Speaking in the House today, Jaitley attacked the Congress over party Vice President's accusations of the government having introduced a ‘Fair & Lovely' scheme that could help black money holders turn their money into white.
“Nobody who has black money will be jailed under Modi's ‘Fair and Lovely' scheme,” Rahul Gandhi had said in Parliament. “All those who have black money can make it white under this scheme,” he said.
Jaitley countered the allegations reminding the Congress of an income disclosure scheme announced by the then Congress government in 1997 with P Chidambaram as Finance Minister.
“When you make comments on steps we are taking from foreign black money to domestic black money to filing prosecutions and assessments, please honestly compare your own track records in this regard,” Jaitley said.
"In 1997, you said, please make declaration of undisclosed income by just paying 30 per cent tax and nothing more, and declare it at the 1987 value. Most declarants were children and women. The immediate effect was that there was no buoyancy in tax collection next year," Jaitley said alleging that the proposal had led the honest tax payer to the courts.
Jaitley further reminded the house and opposition leaders that the government's four-month compliance window was no amnesty scheme since it carried a heavy penalty.

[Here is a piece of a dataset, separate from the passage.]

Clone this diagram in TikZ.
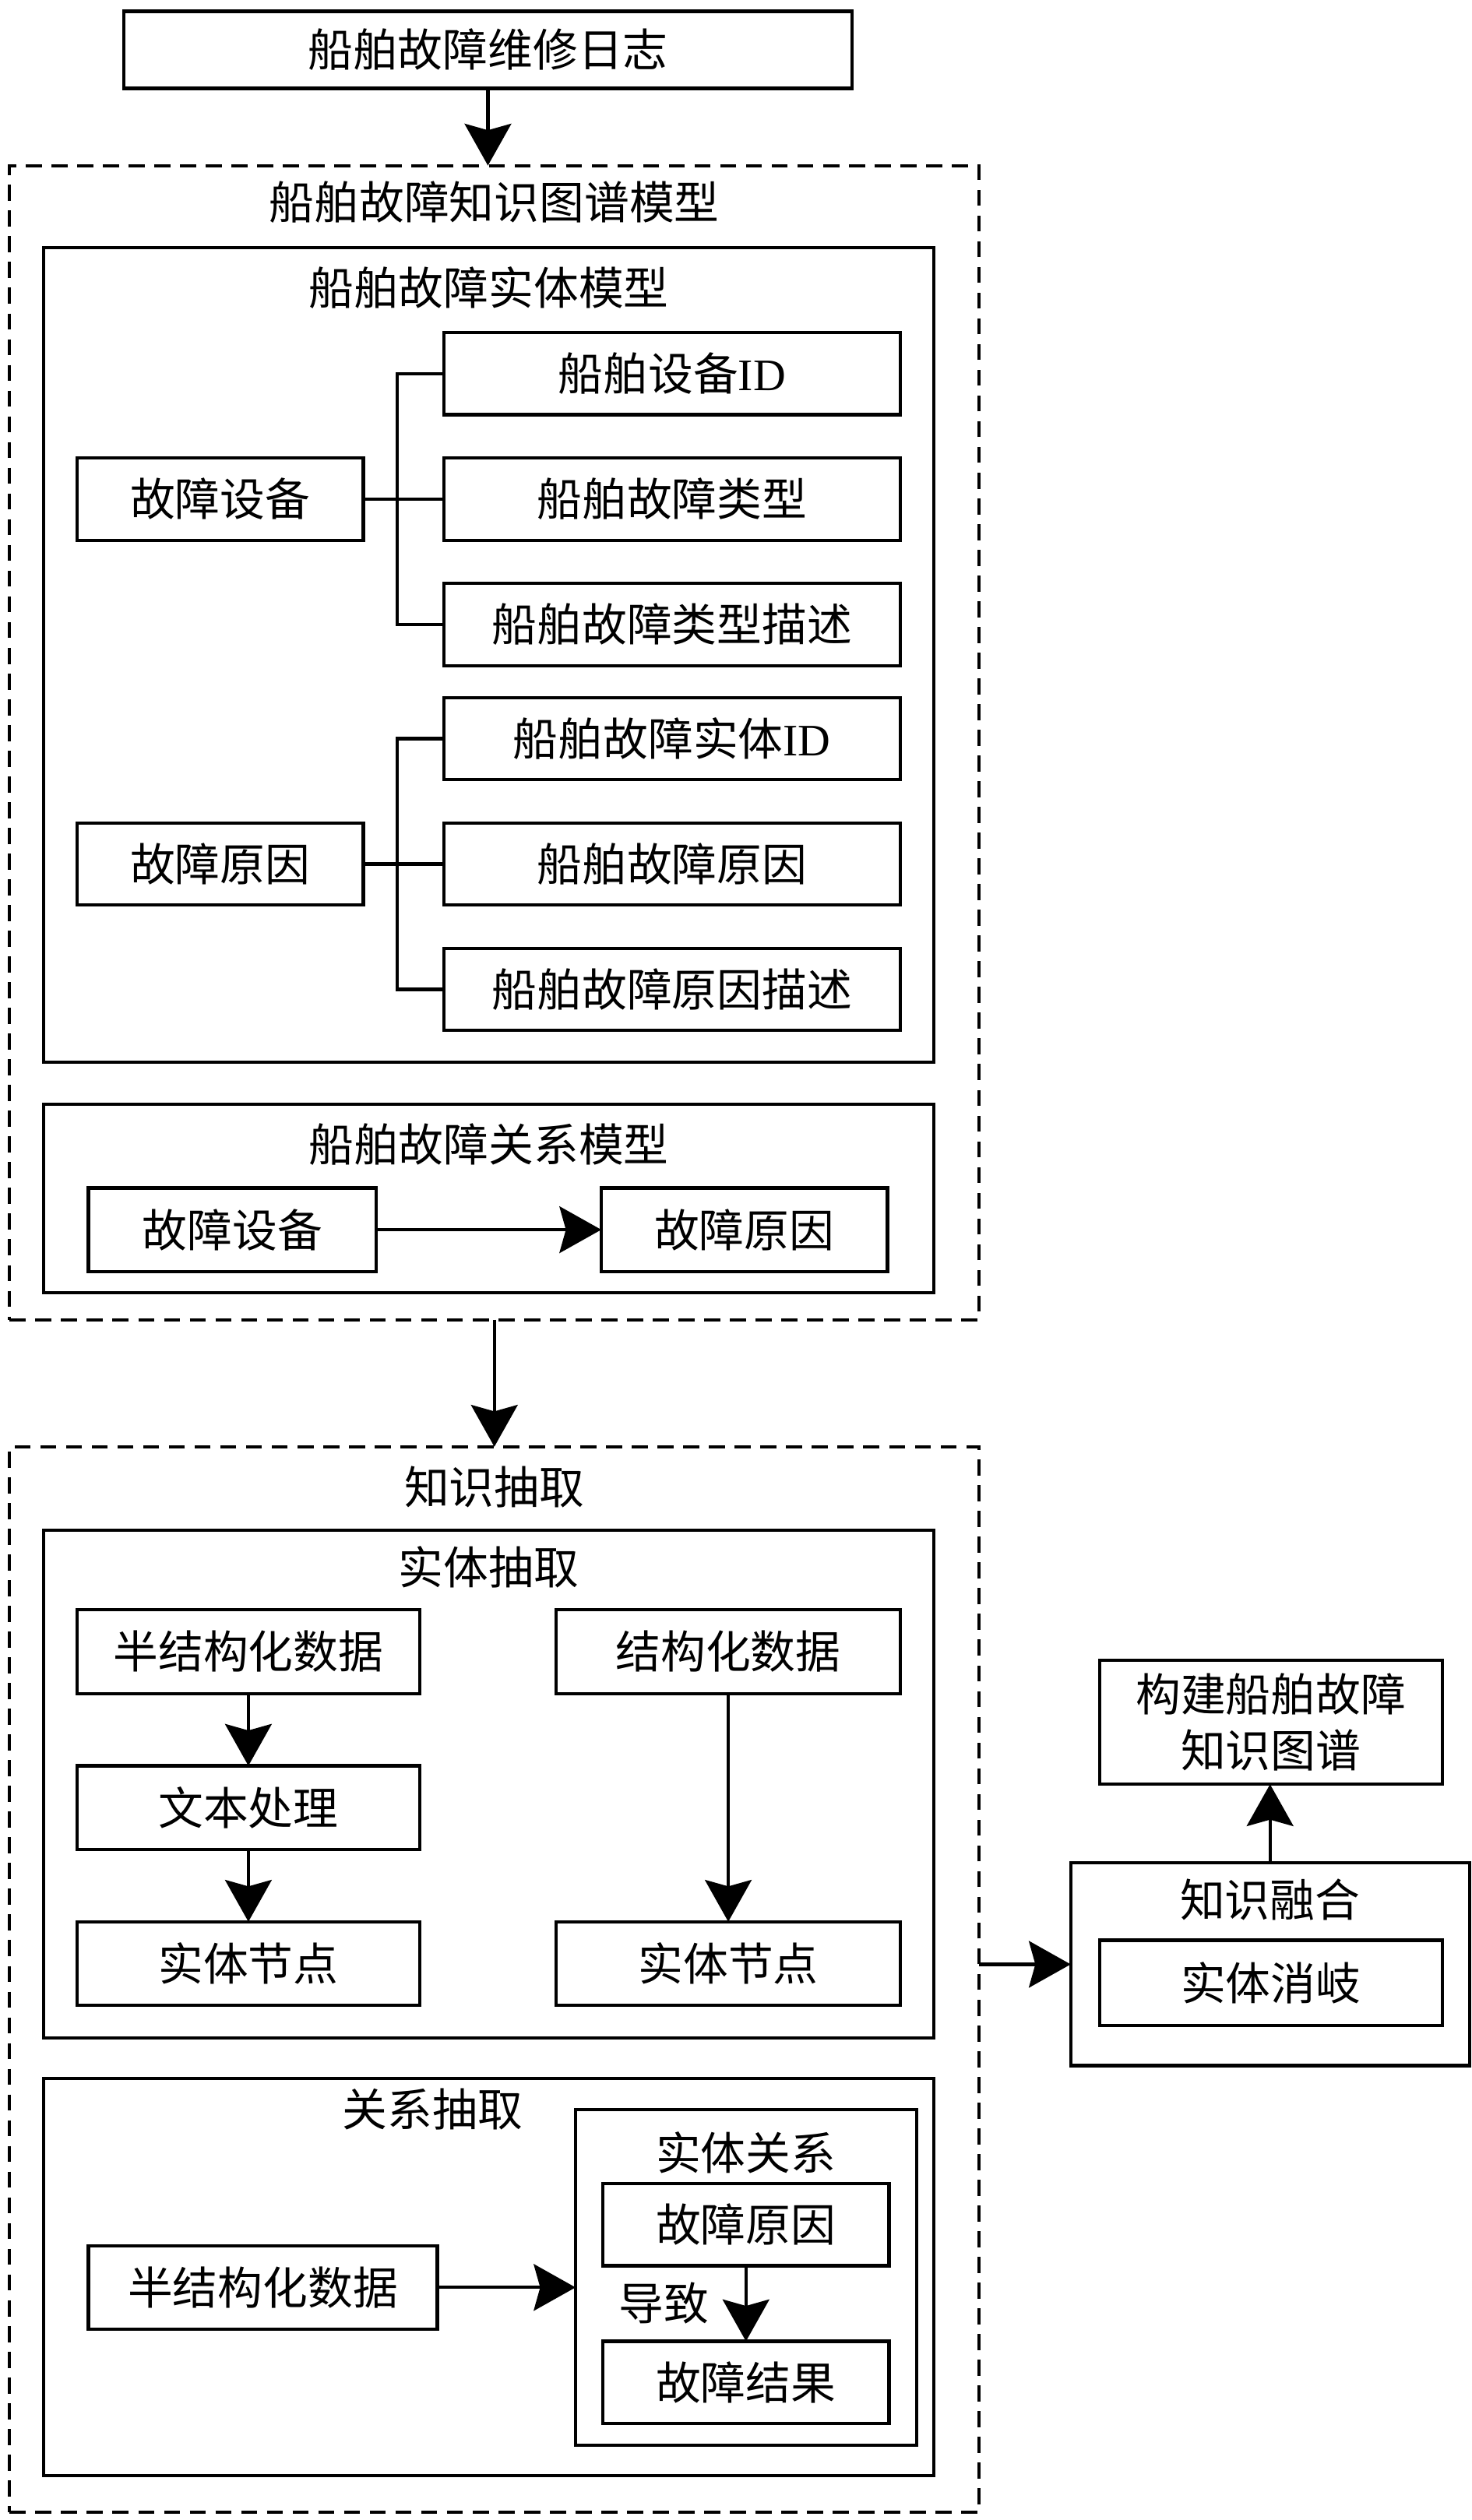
\documentclass[tikz,border=0pt]{standalone}
\usepackage{fontspec}
\setmainfont{Liberation Serif}
\newfontfamily\cjk{Noto Sans CJK SC}
\usetikzlibrary{positioning, arrows.meta, calc}

\tikzset{
    box/.style={draw, line width=2pt, inner sep=0pt, outer sep=0pt, minimum height=51pt, font=\cjk\fontsize{28}{35}\selectfont},
    panel/.style={draw, line width=2pt, inner sep=0pt, outer sep=0pt, anchor=north west},
    dpanel/.style={panel, dash pattern=on 10pt off 6pt},
    heading/.style={inner sep=0pt, font=\cjk\fontsize{28}{35}\selectfont},
    arr/.style={-{Stealth[length=26pt, width=29pt, inset=4pt]}},
}

\begin{document}
\begin{tikzpicture}[x=1pt, y=-1pt, line width=2pt]
    \useasboundingbox (0,0) rectangle (915.6,1567.7);

    \node[box, minimum width=453pt, minimum height=48pt] (log) at (303.5,31) {船舶故障维修日志};

    % knowledge graph model
    \node[dpanel, minimum width=603pt, minimum height=718pt] (kgm) at (6,103) {};
    \node[heading] at ($(kgm.north)+(0,23)$) {船舶故障知识图谱模型};

    \node[panel, minimum width=554pt, minimum height=507pt] (em) at (27,154) {};
    \node[heading] at ($(em.north)+(0,25)$) {船舶故障实体模型};
    \node[box, minimum width=284pt] (a1) at (418,232.5) {船舶设备{\rmfamily ID}};
    \node[box, minimum width=284pt, below=27pt of a1] (a2) {船舶故障类型};
    \node[box, minimum width=284pt, below=27pt of a2] (a3) {船舶故障类型描述};
    \node[box, minimum width=284pt, below=20pt of a3] (b1) {船舶故障实体{\rmfamily ID}};
    \node[box, minimum width=284pt, below=27pt of b1] (b2) {船舶故障原因};
    \node[box, minimum width=284pt, below=27pt of b2] (b3) {船舶故障原因描述};
    \node[box, minimum width=178pt] (dev) at (137,0 |- a2) {故障设备};
    \node[box, minimum width=178pt] (cau) at (137,0 |- b2) {故障原因};
    \draw (a1.west) -- ++(-29,0) |- (a3.west);
    \draw (dev) -- (a2);
    \draw (b1.west) -- ++(-29,0) |- (b3.west);
    \draw (cau) -- (b2);

    \node[panel, minimum width=554pt, minimum height=117pt] (rm) at (27,687) {};
    \node[heading] at ($(rm.north)+(0,25)$) {船舶故障关系模型};
    \node[box, minimum width=179pt, minimum height=52pt] (rdev) at (144.5,765) {故障设备};
    \node[box, minimum width=178pt, minimum height=52pt] (rcau) at (463,765) {故障原因};

    % knowledge extraction
    \node[dpanel, minimum width=603pt, minimum height=663pt] (ke) at (6,900) {};
    \node[heading] at ($(ke.north)+(0,25)$) {知识抽取};

    \node[panel, minimum width=554pt, minimum height=316pt] (ee) at (27,952) {};
    \node[heading] at ($(ee.north)+(0,23)$) {实体抽取};
    \node[box, minimum width=213pt, minimum height=52pt] (semi) at (154.5,1027.5) {半结构化数据};
    \node[box, minimum width=213pt, minimum height=52pt, below=45pt of semi] (proc) {文本处理};
    \node[box, minimum width=213pt, minimum height=52pt, below=45pt of proc] (ent1) {实体节点};
    \node[box, minimum width=214pt, minimum height=52pt] (stru) at (453,1027.5) {结构化数据};
    \node[box, minimum width=214pt, minimum height=52pt] (ent2) at (stru |- ent1) {实体节点};

    \node[panel, minimum width=554pt, minimum height=247pt] (re) at (27,1293) {};
    \node[heading] at (269,1312) {关系抽取};
    \node[box, minimum width=217pt, minimum height=52pt] (rsemi) at (163.5,1423) {半结构化数据};
    \node[panel, minimum width=212pt, minimum height=208.5pt] (er) at (358,1312.5) {};
    \node[heading] at ($(er.north)+(0,26.5)$) {实体关系};
    \node[box, minimum width=178pt] (rcause) at (464,1384) {故障原因};
    \node[box, minimum width=178pt] (reff) at (464,1482) {故障结果};

    % fusion
    \node[box, minimum width=213pt, minimum height=77pt, align=center] (build) at (790.5,1071.5) {构建船舶故障\\知识图谱};
    \node[panel, minimum width=248pt, minimum height=126pt] (fus) at (666,1159) {};
    \node[heading] at ($(fus.north)+(0,23)$) {知识融合};
    \node[box, minimum width=213pt, minimum height=53pt] (dis) at (790.5,1233.5) {实体消岐};

    \draw[arr] (log.south) -- (log.south |- kgm.north);
    \draw[arr] (rdev) -- (rcau);
    \draw[arr] (kgm.south) -- (kgm.south |- ke.north);
    \draw[arr] (semi) -- (proc);
    \draw[arr] (proc) -- (ent1);
    \draw[arr] (stru) -- (ent2);
    \draw[arr] (rsemi) -- (rsemi -| er.west);
    \draw[arr] (rcause) -- node[heading, left=22pt] {导致} (reff);
    \draw[arr] (fus.west -| ke.east) -- (fus.west);
    \draw[arr] (fus.north) -- (fus.north |- build.south);
\end{tikzpicture}
\end{document}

“We have told people if any part of your income has not been assessed, pay 30 per cent tax on it and 50 per cent penalty. It is not an amnesty scheme it has a penalty,” the minister said.
Reacting to the charges made by Gandhi on various issues, including the government not passing the benefit of reduction in crude oil prices to consumers, Jaitley took a dig at him, saying the “most dangerous calculation is the one done at the back of an envelope”.
He told the Congress benches in the Upper House, of which Rahul is not a member, that “somebody has convinced your leader (Rahul) to do all accounting on the back of an envelope”.
Jaitley also sought to draw the opposition's support for bills pending in the parliament, urging them to shun disruptive tactics to stall legislative work.
Jaitley spoke on a host of other issues as well including the JNU row, saying that though he wasn't opposed to any individual, free speech could not be allowed to advocate breaking up the country.